PROVIDED RECORDS:
______

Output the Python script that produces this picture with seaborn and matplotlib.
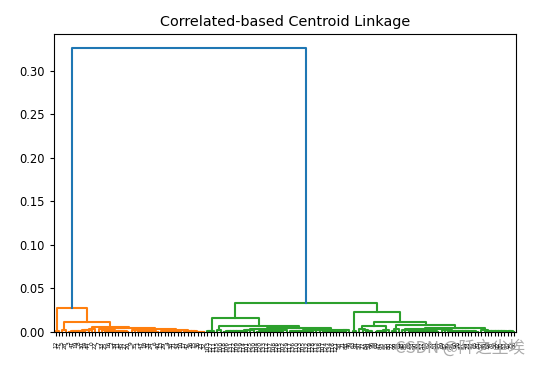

______

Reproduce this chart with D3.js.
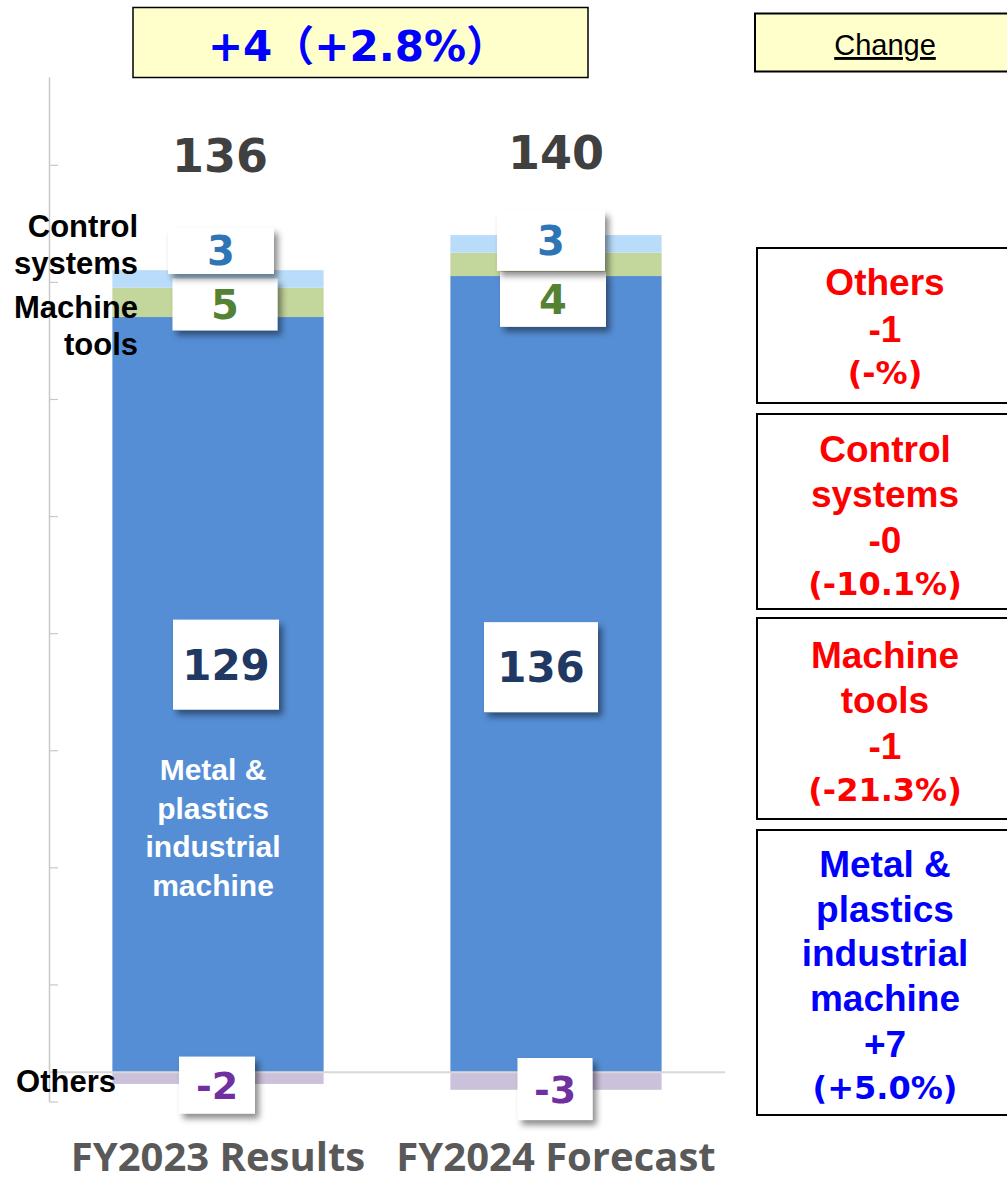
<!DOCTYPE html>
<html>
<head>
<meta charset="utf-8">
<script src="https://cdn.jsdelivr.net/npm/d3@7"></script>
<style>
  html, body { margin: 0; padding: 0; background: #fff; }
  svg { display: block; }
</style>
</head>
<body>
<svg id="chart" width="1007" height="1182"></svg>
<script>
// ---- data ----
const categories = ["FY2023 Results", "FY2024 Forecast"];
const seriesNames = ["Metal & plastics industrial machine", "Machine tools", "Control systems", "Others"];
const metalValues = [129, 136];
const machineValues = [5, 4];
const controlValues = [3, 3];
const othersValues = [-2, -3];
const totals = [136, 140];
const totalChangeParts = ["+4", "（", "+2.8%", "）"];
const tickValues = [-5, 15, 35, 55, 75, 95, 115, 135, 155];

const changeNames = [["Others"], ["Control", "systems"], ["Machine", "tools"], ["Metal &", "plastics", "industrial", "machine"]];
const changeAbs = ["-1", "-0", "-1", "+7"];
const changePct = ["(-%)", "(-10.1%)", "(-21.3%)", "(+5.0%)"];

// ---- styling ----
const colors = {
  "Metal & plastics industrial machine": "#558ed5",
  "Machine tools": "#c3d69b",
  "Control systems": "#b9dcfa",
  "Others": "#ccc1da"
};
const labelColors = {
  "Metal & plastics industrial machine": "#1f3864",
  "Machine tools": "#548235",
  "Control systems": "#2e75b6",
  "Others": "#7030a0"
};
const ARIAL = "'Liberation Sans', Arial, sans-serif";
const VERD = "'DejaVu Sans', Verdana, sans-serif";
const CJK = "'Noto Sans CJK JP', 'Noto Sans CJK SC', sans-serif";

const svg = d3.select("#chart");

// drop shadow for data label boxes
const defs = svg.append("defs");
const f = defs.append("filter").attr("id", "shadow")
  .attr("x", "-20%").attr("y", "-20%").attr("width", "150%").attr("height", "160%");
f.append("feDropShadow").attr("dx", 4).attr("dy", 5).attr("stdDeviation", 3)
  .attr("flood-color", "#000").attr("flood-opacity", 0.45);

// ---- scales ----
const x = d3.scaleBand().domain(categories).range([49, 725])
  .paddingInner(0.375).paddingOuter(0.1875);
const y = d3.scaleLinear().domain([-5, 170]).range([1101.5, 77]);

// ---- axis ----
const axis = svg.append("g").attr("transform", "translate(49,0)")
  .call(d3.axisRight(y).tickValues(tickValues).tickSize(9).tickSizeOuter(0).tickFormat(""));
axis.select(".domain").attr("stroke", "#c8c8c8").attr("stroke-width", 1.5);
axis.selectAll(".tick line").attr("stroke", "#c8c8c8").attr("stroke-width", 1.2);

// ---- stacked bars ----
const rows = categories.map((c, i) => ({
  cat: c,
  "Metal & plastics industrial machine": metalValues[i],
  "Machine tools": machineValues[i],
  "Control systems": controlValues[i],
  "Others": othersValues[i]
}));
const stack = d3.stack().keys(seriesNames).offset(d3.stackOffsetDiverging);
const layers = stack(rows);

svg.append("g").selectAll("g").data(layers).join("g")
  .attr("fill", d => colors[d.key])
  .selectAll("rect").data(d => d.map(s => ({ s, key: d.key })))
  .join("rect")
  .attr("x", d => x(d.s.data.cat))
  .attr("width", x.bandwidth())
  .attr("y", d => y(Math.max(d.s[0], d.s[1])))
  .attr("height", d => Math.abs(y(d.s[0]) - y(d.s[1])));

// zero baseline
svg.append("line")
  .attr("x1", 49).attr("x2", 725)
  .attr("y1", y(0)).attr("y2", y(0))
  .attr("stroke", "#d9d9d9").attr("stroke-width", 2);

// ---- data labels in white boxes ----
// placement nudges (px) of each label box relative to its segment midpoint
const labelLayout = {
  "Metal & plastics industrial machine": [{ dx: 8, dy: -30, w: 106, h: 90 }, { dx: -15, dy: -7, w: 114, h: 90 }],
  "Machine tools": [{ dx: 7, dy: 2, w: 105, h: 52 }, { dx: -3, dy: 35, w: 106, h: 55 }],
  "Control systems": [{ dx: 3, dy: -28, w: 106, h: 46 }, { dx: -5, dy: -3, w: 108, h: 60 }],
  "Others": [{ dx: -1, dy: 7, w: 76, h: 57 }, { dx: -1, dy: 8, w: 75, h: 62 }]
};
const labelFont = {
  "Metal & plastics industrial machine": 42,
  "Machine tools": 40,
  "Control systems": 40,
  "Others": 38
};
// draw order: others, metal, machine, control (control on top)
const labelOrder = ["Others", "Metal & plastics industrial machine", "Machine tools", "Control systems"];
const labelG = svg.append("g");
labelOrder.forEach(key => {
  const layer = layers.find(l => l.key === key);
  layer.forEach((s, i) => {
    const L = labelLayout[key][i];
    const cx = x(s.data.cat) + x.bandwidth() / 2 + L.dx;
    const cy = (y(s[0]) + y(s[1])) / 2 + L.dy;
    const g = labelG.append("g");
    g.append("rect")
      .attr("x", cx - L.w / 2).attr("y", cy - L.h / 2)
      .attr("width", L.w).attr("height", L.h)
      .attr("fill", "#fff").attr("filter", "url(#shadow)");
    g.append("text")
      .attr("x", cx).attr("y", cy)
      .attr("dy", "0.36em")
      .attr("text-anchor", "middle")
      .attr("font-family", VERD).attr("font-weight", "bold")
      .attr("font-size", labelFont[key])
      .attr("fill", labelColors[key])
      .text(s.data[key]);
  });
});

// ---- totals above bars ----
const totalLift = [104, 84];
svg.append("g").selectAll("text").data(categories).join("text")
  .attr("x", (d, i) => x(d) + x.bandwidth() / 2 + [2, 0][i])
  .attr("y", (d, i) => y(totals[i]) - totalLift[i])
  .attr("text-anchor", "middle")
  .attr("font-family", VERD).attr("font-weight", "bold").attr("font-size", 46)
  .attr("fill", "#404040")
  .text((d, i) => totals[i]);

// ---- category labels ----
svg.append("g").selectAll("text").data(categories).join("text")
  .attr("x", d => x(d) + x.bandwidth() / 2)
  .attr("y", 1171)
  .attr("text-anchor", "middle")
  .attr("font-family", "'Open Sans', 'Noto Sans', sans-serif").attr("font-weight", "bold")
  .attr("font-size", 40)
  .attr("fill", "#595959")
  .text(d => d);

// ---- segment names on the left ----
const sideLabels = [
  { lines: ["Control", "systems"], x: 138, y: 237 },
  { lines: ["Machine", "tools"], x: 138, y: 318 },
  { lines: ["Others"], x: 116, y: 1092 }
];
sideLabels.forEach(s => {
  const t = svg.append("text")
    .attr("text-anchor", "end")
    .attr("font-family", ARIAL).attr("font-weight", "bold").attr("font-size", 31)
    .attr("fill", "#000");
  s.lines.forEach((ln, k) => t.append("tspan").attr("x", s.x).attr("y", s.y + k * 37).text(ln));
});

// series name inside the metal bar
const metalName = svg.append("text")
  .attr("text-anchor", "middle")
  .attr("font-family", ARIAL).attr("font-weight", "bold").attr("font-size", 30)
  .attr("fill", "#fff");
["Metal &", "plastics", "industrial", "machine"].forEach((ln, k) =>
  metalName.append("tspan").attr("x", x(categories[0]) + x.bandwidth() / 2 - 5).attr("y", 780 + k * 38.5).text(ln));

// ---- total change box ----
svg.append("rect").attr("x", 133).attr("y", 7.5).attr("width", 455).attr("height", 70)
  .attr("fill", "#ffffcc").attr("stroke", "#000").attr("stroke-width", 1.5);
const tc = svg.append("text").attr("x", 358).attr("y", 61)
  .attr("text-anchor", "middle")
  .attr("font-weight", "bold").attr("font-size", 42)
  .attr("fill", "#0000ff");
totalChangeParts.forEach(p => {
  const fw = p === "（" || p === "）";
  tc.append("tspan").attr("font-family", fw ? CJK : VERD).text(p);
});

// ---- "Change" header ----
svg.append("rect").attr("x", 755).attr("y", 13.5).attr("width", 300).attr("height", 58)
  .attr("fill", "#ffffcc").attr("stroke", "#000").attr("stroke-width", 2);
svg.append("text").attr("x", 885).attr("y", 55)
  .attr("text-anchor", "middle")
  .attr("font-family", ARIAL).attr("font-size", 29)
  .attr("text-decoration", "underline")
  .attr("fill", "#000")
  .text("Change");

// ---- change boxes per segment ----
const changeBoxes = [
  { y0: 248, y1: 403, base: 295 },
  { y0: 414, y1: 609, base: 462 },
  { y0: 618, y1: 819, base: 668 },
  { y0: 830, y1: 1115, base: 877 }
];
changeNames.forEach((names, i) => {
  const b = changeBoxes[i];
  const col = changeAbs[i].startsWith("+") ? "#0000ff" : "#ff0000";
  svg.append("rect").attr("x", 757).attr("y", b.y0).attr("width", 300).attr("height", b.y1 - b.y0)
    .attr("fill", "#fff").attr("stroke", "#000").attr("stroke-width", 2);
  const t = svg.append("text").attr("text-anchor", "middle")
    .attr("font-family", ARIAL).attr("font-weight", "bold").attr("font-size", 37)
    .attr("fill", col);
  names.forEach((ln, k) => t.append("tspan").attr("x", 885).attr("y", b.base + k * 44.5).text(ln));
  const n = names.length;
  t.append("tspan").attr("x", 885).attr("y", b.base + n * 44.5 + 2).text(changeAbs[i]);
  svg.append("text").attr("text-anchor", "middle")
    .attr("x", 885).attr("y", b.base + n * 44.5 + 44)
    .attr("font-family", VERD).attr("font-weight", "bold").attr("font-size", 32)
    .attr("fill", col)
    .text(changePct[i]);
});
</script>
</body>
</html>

______

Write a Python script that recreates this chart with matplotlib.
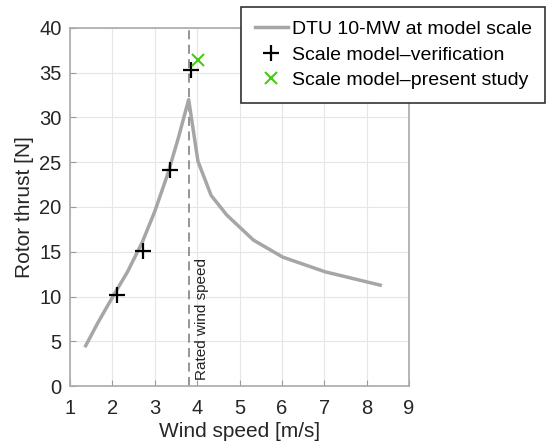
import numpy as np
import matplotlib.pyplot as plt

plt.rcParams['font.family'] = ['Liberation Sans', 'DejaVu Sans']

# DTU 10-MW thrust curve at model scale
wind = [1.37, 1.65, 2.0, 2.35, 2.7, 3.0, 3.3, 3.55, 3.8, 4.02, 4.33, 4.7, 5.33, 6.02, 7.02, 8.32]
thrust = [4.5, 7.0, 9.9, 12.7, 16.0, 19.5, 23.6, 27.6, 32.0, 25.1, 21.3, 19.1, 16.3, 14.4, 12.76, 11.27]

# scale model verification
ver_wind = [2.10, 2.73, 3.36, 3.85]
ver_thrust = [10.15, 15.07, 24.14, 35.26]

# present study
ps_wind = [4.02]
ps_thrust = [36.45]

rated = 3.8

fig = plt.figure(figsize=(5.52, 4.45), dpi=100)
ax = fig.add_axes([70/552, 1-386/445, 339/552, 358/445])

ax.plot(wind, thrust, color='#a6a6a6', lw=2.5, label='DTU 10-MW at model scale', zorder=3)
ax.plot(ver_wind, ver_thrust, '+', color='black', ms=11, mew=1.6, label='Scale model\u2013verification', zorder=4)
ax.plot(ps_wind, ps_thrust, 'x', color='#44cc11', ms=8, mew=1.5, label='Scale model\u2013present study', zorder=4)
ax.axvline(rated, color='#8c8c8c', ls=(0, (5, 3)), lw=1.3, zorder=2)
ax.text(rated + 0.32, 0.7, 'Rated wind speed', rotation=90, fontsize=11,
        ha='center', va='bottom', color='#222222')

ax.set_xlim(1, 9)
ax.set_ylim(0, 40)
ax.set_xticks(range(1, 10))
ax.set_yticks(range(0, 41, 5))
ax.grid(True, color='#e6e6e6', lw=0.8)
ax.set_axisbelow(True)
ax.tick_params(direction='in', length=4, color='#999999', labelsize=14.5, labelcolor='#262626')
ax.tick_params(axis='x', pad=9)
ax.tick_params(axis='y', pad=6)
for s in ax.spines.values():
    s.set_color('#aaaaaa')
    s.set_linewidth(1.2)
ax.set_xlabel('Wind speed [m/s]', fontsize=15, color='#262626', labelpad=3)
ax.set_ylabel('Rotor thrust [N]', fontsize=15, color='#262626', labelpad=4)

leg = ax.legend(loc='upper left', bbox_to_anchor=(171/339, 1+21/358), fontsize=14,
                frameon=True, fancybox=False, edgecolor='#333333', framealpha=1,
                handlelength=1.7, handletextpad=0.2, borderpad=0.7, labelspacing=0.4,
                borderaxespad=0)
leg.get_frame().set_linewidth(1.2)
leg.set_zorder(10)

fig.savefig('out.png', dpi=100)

______

TASK DIRECTIONS: Except for the pictures, write out exactly the lines from the line that contains "Write a Python" through the line that contains "ax = fig.add_axes([70/552, 1-386/445, 339/552, 358/445])", including both.

EXERCISE SOLUTION:
Write a Python script that recreates this chart with matplotlib.
import numpy as np
import matplotlib.pyplot as plt

plt.rcParams['font.family'] = ['Liberation Sans', 'DejaVu Sans']

# DTU 10-MW thrust curve at model scale
wind = [1.37, 1.65, 2.0, 2.35, 2.7, 3.0, 3.3, 3.55, 3.8, 4.02, 4.33, 4.7, 5.33, 6.02, 7.02, 8.32]
thrust = [4.5, 7.0, 9.9, 12.7, 16.0, 19.5, 23.6, 27.6, 32.0, 25.1, 21.3, 19.1, 16.3, 14.4, 12.76, 11.27]

# scale model verification
ver_wind = [2.10, 2.73, 3.36, 3.85]
ver_thrust = [10.15, 15.07, 24.14, 35.26]

# present study
ps_wind = [4.02]
ps_thrust = [36.45]

rated = 3.8

fig = plt.figure(figsize=(5.52, 4.45), dpi=100)
ax = fig.add_axes([70/552, 1-386/445, 339/552, 358/445])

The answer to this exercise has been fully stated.